### Entries provided ###
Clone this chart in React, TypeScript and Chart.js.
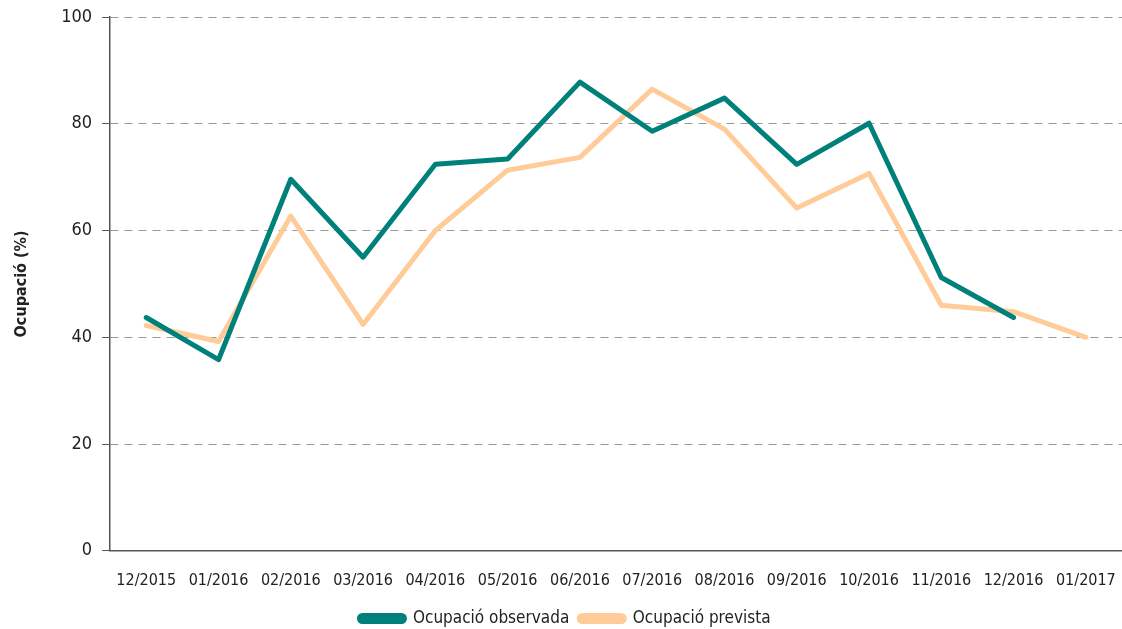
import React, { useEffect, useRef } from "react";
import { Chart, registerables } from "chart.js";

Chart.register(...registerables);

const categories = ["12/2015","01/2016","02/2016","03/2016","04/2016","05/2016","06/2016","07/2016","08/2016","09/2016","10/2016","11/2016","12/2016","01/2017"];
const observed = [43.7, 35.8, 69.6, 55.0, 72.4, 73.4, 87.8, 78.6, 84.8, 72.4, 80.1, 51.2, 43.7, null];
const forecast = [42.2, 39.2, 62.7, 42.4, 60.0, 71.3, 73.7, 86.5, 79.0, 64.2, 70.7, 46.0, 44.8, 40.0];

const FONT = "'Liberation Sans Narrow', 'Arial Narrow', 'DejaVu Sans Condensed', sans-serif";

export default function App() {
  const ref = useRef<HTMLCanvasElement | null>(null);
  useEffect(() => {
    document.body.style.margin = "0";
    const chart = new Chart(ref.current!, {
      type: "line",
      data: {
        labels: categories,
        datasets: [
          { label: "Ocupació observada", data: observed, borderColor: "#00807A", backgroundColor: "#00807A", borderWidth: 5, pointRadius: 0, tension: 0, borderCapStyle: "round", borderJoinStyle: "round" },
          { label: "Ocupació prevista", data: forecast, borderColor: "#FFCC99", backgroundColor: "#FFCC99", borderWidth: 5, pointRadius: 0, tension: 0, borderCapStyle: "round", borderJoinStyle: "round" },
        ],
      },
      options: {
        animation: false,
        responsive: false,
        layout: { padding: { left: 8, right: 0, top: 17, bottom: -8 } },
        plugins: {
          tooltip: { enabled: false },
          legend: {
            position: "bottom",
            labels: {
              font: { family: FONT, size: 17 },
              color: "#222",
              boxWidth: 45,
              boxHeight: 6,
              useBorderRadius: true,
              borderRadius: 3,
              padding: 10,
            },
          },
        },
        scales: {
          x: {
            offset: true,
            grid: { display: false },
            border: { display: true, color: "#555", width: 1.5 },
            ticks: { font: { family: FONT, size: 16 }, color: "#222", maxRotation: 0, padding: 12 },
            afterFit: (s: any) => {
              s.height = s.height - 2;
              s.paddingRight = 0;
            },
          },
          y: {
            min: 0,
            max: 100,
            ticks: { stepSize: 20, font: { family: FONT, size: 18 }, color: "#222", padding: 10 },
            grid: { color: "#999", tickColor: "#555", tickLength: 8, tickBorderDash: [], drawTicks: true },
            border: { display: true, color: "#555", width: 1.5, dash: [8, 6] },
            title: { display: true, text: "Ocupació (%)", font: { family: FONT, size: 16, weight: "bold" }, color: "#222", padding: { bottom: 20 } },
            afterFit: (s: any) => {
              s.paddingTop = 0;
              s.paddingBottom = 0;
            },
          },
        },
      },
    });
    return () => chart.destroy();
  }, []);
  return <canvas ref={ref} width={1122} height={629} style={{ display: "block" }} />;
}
###
### Entries provided ###
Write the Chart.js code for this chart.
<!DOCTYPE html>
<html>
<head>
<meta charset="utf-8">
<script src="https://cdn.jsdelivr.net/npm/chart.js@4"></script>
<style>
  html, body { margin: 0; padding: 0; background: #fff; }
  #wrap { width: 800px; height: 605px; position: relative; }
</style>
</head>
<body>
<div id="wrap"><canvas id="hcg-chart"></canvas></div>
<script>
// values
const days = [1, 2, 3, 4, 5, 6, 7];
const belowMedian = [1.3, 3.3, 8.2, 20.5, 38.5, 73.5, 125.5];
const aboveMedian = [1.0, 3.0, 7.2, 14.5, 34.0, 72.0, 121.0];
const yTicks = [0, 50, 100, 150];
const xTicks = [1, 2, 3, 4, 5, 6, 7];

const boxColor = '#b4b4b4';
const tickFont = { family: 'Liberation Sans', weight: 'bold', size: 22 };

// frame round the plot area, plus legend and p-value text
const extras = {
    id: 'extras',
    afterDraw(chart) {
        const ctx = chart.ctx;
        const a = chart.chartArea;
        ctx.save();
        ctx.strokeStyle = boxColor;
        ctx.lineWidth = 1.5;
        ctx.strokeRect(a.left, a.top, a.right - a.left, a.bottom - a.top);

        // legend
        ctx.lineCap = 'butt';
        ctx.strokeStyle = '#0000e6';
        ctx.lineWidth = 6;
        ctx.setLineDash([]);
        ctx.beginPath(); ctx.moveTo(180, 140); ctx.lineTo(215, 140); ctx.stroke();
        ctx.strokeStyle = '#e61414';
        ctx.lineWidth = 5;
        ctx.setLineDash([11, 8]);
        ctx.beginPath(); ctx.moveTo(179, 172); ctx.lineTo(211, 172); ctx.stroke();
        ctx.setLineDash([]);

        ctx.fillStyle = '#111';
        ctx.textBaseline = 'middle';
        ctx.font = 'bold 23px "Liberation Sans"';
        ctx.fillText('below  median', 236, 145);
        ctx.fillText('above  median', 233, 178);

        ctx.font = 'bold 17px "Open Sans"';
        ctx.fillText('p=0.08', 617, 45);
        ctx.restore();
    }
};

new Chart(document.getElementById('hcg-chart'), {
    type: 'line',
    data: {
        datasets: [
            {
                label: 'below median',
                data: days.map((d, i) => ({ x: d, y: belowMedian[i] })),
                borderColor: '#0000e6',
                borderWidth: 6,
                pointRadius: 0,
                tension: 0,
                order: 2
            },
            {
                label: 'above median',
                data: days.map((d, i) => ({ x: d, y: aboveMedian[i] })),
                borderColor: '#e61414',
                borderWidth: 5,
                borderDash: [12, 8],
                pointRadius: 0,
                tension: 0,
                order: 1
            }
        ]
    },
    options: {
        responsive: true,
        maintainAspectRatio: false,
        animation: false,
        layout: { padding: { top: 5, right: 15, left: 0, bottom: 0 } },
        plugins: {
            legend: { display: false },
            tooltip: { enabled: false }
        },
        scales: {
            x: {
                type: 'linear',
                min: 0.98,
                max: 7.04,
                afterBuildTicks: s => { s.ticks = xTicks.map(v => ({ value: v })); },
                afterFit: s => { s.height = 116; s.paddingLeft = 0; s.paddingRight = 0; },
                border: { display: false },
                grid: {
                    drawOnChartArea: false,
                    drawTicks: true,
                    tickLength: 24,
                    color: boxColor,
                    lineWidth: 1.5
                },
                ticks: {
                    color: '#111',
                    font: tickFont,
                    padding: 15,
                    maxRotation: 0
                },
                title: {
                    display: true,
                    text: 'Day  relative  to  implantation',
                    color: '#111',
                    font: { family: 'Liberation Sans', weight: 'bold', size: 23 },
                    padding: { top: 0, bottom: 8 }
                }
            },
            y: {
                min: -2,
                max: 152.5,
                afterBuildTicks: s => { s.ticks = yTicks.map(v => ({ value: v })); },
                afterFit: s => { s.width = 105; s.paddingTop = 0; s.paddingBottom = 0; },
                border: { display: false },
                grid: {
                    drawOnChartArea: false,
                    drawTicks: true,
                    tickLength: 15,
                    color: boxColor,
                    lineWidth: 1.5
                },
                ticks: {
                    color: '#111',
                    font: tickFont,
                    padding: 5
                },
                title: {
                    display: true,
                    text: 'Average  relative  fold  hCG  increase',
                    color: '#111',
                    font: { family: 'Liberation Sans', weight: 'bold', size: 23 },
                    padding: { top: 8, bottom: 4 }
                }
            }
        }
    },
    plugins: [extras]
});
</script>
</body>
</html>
###
◆ **Your instructions**: Transcribe exactly the lines between the one containing "Clone this chart" and the one containing "Chart.register(...registerables);", counting both ends. Pictures are not copied.

◆ **The response**:
Clone this chart in React, TypeScript and Chart.js.
import React, { useEffect, useRef } from "react";
import { Chart, registerables } from "chart.js";

Chart.register(...registerables);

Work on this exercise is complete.